WRITTEN INSTRUCTION
All of the data that follows should be retyped exactly, please, except the pictures.

SOURCE EXCERPT
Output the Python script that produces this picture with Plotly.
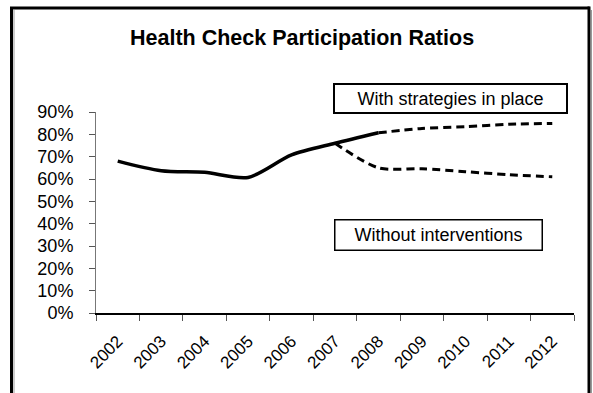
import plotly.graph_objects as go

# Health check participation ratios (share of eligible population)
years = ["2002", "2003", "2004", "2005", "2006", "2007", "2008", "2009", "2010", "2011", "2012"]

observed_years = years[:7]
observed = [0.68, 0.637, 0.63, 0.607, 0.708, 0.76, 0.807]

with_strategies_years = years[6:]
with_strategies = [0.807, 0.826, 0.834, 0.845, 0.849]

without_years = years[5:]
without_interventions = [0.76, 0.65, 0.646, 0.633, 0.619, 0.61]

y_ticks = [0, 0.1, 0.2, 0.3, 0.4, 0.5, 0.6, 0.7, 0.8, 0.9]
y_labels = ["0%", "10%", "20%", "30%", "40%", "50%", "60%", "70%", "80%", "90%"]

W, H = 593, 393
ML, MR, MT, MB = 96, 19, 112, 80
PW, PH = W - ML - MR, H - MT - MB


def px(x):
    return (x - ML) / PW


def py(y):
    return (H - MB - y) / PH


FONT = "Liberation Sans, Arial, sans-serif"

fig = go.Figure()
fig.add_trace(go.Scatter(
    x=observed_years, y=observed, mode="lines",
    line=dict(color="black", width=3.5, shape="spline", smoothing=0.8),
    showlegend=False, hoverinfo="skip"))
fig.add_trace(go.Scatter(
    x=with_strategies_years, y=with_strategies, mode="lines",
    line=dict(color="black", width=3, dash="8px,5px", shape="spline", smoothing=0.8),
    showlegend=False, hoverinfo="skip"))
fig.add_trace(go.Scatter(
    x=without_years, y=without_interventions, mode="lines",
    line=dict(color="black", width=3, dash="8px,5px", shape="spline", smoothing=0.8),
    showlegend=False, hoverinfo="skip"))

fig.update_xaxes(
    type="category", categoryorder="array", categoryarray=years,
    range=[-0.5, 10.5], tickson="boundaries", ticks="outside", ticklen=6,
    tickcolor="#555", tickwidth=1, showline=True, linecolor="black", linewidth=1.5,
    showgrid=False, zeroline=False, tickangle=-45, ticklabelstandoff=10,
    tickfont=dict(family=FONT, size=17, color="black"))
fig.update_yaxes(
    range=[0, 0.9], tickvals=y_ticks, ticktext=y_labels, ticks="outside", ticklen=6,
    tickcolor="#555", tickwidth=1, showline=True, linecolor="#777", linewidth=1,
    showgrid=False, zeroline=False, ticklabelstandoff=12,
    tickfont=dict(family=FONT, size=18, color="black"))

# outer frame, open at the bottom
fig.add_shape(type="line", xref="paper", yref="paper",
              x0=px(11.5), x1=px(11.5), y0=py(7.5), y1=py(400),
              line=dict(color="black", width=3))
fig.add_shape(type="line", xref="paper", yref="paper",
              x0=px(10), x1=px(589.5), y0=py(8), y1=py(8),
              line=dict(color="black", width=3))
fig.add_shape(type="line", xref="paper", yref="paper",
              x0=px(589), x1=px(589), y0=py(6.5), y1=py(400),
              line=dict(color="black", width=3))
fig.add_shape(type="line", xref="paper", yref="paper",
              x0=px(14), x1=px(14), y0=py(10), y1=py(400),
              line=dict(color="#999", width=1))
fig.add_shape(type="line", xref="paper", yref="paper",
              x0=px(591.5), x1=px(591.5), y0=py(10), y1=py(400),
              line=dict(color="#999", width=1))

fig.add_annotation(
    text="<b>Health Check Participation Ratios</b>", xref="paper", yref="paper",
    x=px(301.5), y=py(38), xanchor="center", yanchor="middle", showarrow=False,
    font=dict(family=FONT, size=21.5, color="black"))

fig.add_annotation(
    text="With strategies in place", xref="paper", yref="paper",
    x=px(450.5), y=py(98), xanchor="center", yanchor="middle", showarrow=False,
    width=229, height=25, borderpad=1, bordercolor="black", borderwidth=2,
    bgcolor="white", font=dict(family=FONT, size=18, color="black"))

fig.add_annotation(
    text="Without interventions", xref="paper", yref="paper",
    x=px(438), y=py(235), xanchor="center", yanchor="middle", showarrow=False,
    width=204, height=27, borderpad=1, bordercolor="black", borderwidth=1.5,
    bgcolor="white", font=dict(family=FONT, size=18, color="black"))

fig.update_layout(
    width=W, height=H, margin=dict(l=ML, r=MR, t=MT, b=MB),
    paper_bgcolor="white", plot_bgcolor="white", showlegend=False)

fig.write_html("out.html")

WRITTEN ANSWER
Output the Python script that produces this picture with Plotly.
import plotly.graph_objects as go

# Health check participation ratios (share of eligible population)
years = ["2002", "2003", "2004", "2005", "2006", "2007", "2008", "2009", "2010", "2011", "2012"]

observed_years = years[:7]
observed = [0.68, 0.637, 0.63, 0.607, 0.708, 0.76, 0.807]

with_strategies_years = years[6:]
with_strategies = [0.807, 0.826, 0.834, 0.845, 0.849]

without_years = years[5:]
without_interventions = [0.76, 0.65, 0.646, 0.633, 0.619, 0.61]

y_ticks = [0, 0.1, 0.2, 0.3, 0.4, 0.5, 0.6, 0.7, 0.8, 0.9]
y_labels = ["0%", "10%", "20%", "30%", "40%", "50%", "60%", "70%", "80%", "90%"]

W, H = 593, 393
ML, MR, MT, MB = 96, 19, 112, 80
PW, PH = W - ML - MR, H - MT - MB


def px(x):
    return (x - ML) / PW


def py(y):
    return (H - MB - y) / PH


FONT = "Liberation Sans, Arial, sans-serif"

fig = go.Figure()
fig.add_trace(go.Scatter(
    x=observed_years, y=observed, mode="lines",
    line=dict(color="black", width=3.5, shape="spline", smoothing=0.8),
    showlegend=False, hoverinfo="skip"))
fig.add_trace(go.Scatter(
    x=with_strategies_years, y=with_strategies, mode="lines",
    line=dict(color="black", width=3, dash="8px,5px", shape="spline", smoothing=0.8),
    showlegend=False, hoverinfo="skip"))
fig.add_trace(go.Scatter(
    x=without_years, y=without_interventions, mode="lines",
    line=dict(color="black", width=3, dash="8px,5px", shape="spline", smoothing=0.8),
    showlegend=False, hoverinfo="skip"))

fig.update_xaxes(
    type="category", categoryorder="array", categoryarray=years,
    range=[-0.5, 10.5], tickson="boundaries", ticks="outside", ticklen=6,
    tickcolor="#555", tickwidth=1, showline=True, linecolor="black", linewidth=1.5,
    showgrid=False, zeroline=False, tickangle=-45, ticklabelstandoff=10,
    tickfont=dict(family=FONT, size=17, color="black"))
fig.update_yaxes(
    range=[0, 0.9], tickvals=y_ticks, ticktext=y_labels, ticks="outside", ticklen=6,
    tickcolor="#555", tickwidth=1, showline=True, linecolor="#777", linewidth=1,
    showgrid=False, zeroline=False, ticklabelstandoff=12,
    tickfont=dict(family=FONT, size=18, color="black"))

# outer frame, open at the bottom
fig.add_shape(type="line", xref="paper", yref="paper",
              x0=px(11.5), x1=px(11.5), y0=py(7.5), y1=py(400),
              line=dict(color="black", width=3))
fig.add_shape(type="line", xref="paper", yref="paper",
              x0=px(10), x1=px(589.5), y0=py(8), y1=py(8),
              line=dict(color="black", width=3))
fig.add_shape(type="line", xref="paper", yref="paper",
              x0=px(589), x1=px(589), y0=py(6.5), y1=py(400),
              line=dict(color="black", width=3))
fig.add_shape(type="line", xref="paper", yref="paper",
              x0=px(14), x1=px(14), y0=py(10), y1=py(400),
              line=dict(color="#999", width=1))
fig.add_shape(type="line", xref="paper", yref="paper",
              x0=px(591.5), x1=px(591.5), y0=py(10), y1=py(400),
              line=dict(color="#999", width=1))

fig.add_annotation(
    text="<b>Health Check Participation Ratios</b>", xref="paper", yref="paper",
    x=px(301.5), y=py(38), xanchor="center", yanchor="middle", showarrow=False,
    font=dict(family=FONT, size=21.5, color="black"))

fig.add_annotation(
    text="With strategies in place", xref="paper", yref="paper",
    x=px(450.5), y=py(98), xanchor="center", yanchor="middle", showarrow=False,
    width=229, height=25, borderpad=1, bordercolor="black", borderwidth=2,
    bgcolor="white", font=dict(family=FONT, size=18, color="black"))

fig.add_annotation(
    text="Without interventions", xref="paper", yref="paper",
    x=px(438), y=py(235), xanchor="center", yanchor="middle", showarrow=False,
    width=204, height=27, borderpad=1, bordercolor="black", borderwidth=1.5,
    bgcolor="white", font=dict(family=FONT, size=18, color="black"))

fig.update_layout(
    width=W, height=H, margin=dict(l=ML, r=MR, t=MT, b=MB),
    paper_bgcolor="white", plot_bgcolor="white", showlegend=False)

fig.write_html("out.html")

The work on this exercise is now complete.